The next day, at the Surf Ballroom, the Trump rally could not have been more different when it came to the topic of open expression of religious feeling. There wasn’t any.
It was the standard Trump performance — an hour of bombing the s–t out of the Islamic State, of stopping illegal immigration, of defeating China in trade, of not trusting politicians, of lots and lots of polls, and more. And Trump filled the 2,000-capacity room. (Cruz filled the church, too, but the crowd was about 300.)
In the past, Trump tried clumsily to present his religious credentials to Iowa voters. He’s a Presbyterian, he said, and the Bible is his favorite book (far ahead of his second-favorite, his own Art of the Deal). Last September, Trump even brought his personal Bible, complete with his mother’s handwriting, to an event in Ames. Now, he doesn’t do that.
Is any of that important? Ask people in the Trump camp about the absence of religion in Trump’s public speeches in such a religious state, and there will be two answers. The first: Evangelicals want jobs, too. They want to secure the border. They want to get rid of the Islamic State, especially after Paris and San Bernardino. All of that means a lot more to evangelical voters than a candidate who can quote 2 Chronicles 7:14.
In addition, they say, evangelical voters are tired of voting for candidates who appeal to their faith and then don’t have the strength to win the Republican nomination or the White House. Better a strong candidate who addresses many of their concerns than a weaker one who addresses them all.

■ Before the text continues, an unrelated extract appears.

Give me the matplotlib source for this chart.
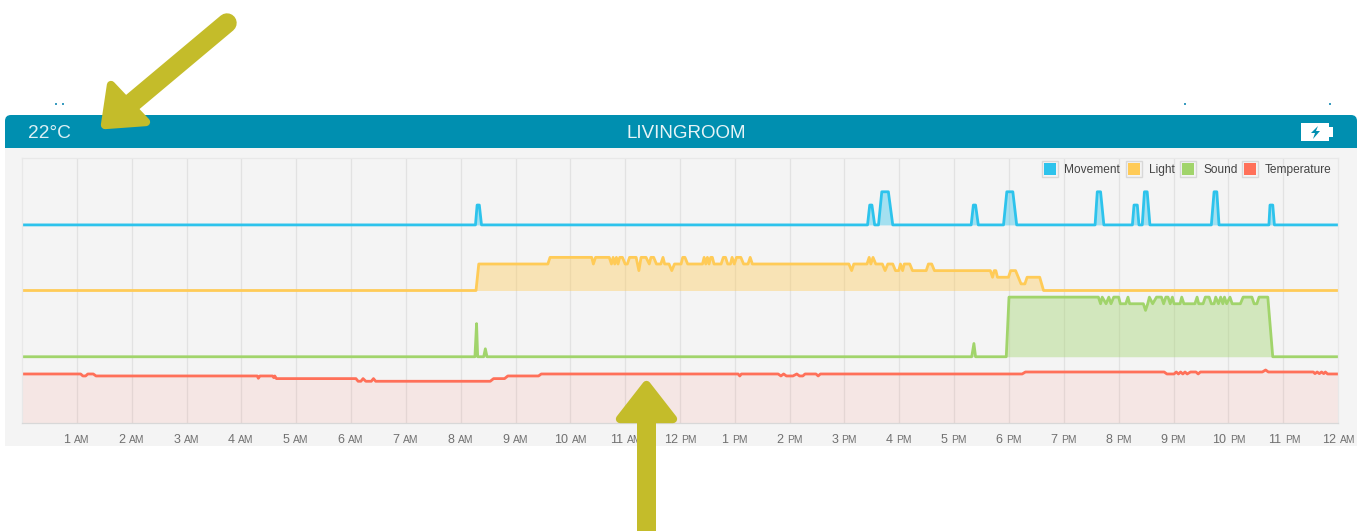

Jamie Johnson, a longtime Iowa Republican operative who supported Santorum the last time around and has also served on the GOP’s state central committee, came to the Trump Clear Lake rally. (After signing on with Rick Perry early in the race, Johnson has not been affiliated with any other candidate.) “This last week, I was with 15 self-identified, born-again evangelical Christians, two of whom are in ministry full time,” Johnson told me before the rally. “They’re voting for Trump. I said why? They said Islamic terrorism, they want to seal the border, and Trump says the things that we’ve been wanting to say for a long time. Those are the three things that people keep saying.”
At the moment, Cruz leads Trump in Iowa by a slim margin — 27 percent to 23 percent in a new Fox News poll. According to a breakdown of that poll’s results, Cruz leads among white Iowa evangelicals by 33 percent to 19 percent. If it holds, perhaps that lead could make the difference for Cruz, although remember that a total of 46 percent of evangelicals voted for non-favorites Paul, Gingrich, and Romney in 2012.
Cruz and Trump appear headed for a tight, within-the-margin showdown, powered in part by their appeals to the markedly different voting instincts of Iowa’s evangelical Christians. There’s no one evangelical vote, and for either man, the most religious of Iowa GOP voters could make the difference.